YOUR INSTRUCTIONS:
Retype each line of the listing below, from the first through the one holding "Chart.register(...registerables)", with no other lines.

-- Start --

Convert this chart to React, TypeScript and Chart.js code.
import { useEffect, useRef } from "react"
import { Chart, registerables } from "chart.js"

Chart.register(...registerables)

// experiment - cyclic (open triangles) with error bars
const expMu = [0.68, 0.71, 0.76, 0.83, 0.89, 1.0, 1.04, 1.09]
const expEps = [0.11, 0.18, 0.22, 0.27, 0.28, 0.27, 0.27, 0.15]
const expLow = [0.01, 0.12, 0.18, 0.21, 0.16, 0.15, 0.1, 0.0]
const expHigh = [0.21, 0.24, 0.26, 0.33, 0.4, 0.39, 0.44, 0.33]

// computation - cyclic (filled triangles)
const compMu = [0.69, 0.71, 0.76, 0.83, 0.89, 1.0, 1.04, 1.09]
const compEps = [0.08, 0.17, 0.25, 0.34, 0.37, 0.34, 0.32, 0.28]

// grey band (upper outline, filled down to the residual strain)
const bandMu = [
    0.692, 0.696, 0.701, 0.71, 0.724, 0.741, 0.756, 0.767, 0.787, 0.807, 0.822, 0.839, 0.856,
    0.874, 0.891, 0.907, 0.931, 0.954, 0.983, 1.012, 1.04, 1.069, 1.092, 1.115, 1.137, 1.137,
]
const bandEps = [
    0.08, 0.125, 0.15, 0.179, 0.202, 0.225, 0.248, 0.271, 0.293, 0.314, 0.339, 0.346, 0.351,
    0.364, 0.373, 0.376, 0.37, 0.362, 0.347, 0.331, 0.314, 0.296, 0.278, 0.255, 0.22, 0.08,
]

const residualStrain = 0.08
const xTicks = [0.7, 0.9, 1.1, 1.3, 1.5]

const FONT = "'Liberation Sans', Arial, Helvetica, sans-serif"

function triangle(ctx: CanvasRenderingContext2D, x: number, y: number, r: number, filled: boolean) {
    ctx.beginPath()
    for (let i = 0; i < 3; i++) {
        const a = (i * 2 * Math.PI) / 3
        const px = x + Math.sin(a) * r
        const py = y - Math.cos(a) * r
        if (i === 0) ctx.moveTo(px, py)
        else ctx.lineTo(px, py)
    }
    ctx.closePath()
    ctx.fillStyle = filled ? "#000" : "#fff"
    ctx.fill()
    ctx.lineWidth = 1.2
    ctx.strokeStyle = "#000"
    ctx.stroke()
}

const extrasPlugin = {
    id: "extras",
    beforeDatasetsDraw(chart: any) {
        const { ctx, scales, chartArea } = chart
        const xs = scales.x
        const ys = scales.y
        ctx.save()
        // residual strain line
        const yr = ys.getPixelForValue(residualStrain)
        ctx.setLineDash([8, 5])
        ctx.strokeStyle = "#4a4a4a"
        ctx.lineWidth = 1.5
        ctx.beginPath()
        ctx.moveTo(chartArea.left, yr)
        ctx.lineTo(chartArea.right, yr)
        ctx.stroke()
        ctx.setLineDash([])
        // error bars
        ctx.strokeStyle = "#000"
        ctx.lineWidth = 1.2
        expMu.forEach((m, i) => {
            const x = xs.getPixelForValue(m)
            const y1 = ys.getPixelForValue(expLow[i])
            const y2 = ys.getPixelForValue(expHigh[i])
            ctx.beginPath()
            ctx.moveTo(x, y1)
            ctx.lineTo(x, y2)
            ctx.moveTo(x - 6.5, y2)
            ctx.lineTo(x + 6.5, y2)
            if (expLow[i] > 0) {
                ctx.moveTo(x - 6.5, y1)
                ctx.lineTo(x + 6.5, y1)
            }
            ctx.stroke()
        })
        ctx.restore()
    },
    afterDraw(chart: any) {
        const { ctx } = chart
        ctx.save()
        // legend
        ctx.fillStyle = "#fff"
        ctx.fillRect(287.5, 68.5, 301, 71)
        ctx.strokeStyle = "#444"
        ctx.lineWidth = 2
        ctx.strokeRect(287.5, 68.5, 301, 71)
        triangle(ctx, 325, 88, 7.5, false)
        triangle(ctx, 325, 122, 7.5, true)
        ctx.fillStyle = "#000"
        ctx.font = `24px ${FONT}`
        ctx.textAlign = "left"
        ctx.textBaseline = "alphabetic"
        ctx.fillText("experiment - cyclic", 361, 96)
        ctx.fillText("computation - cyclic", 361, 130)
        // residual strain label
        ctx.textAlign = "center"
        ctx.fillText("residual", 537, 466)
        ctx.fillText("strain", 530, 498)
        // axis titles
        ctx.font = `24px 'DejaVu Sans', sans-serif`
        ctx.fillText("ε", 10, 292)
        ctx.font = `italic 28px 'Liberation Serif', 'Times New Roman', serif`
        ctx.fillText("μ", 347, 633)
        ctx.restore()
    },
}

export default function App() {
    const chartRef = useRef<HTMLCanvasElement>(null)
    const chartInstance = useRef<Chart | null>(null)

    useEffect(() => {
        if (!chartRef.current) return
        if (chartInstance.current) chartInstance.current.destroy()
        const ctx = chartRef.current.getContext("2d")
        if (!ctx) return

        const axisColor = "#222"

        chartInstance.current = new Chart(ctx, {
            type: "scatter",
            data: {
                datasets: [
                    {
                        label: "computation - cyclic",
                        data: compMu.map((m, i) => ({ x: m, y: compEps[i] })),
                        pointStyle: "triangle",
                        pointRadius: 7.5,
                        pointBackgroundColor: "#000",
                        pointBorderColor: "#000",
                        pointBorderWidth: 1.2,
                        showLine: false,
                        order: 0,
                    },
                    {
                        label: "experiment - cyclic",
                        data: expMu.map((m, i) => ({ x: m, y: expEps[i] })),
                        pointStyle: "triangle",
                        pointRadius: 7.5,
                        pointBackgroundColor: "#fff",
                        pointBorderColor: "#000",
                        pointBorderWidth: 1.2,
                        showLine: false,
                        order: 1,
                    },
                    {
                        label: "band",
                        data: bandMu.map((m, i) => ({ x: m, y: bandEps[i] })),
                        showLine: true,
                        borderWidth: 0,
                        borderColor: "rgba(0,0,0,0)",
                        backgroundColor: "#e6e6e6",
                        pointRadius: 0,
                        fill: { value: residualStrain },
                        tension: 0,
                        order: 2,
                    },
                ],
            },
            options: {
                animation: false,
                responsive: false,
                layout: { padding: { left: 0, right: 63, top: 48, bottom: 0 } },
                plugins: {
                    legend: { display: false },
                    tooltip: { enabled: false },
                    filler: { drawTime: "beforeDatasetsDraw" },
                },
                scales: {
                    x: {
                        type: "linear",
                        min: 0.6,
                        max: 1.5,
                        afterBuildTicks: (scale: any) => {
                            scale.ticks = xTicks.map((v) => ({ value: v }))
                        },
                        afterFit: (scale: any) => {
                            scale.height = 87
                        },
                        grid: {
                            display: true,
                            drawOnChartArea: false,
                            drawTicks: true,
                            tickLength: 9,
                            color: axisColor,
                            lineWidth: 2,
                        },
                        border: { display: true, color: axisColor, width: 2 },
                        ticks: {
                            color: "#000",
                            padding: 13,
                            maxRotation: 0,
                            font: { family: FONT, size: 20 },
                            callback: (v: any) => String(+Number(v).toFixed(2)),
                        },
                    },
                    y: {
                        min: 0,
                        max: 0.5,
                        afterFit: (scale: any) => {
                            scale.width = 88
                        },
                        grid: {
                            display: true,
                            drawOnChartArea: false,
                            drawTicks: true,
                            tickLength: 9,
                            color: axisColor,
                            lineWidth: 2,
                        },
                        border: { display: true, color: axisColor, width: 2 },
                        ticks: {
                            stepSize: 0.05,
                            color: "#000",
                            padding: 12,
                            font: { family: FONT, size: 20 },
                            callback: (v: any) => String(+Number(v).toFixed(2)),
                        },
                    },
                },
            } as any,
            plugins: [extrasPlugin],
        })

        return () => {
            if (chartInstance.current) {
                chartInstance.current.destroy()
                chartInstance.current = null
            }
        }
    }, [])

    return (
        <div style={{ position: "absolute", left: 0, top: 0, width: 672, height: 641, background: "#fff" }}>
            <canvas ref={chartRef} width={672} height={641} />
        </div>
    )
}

-- End --

WORKED SOLUTION:
Convert this chart to React, TypeScript and Chart.js code.
import { useEffect, useRef } from "react"
import { Chart, registerables } from "chart.js"

Chart.register(...registerables)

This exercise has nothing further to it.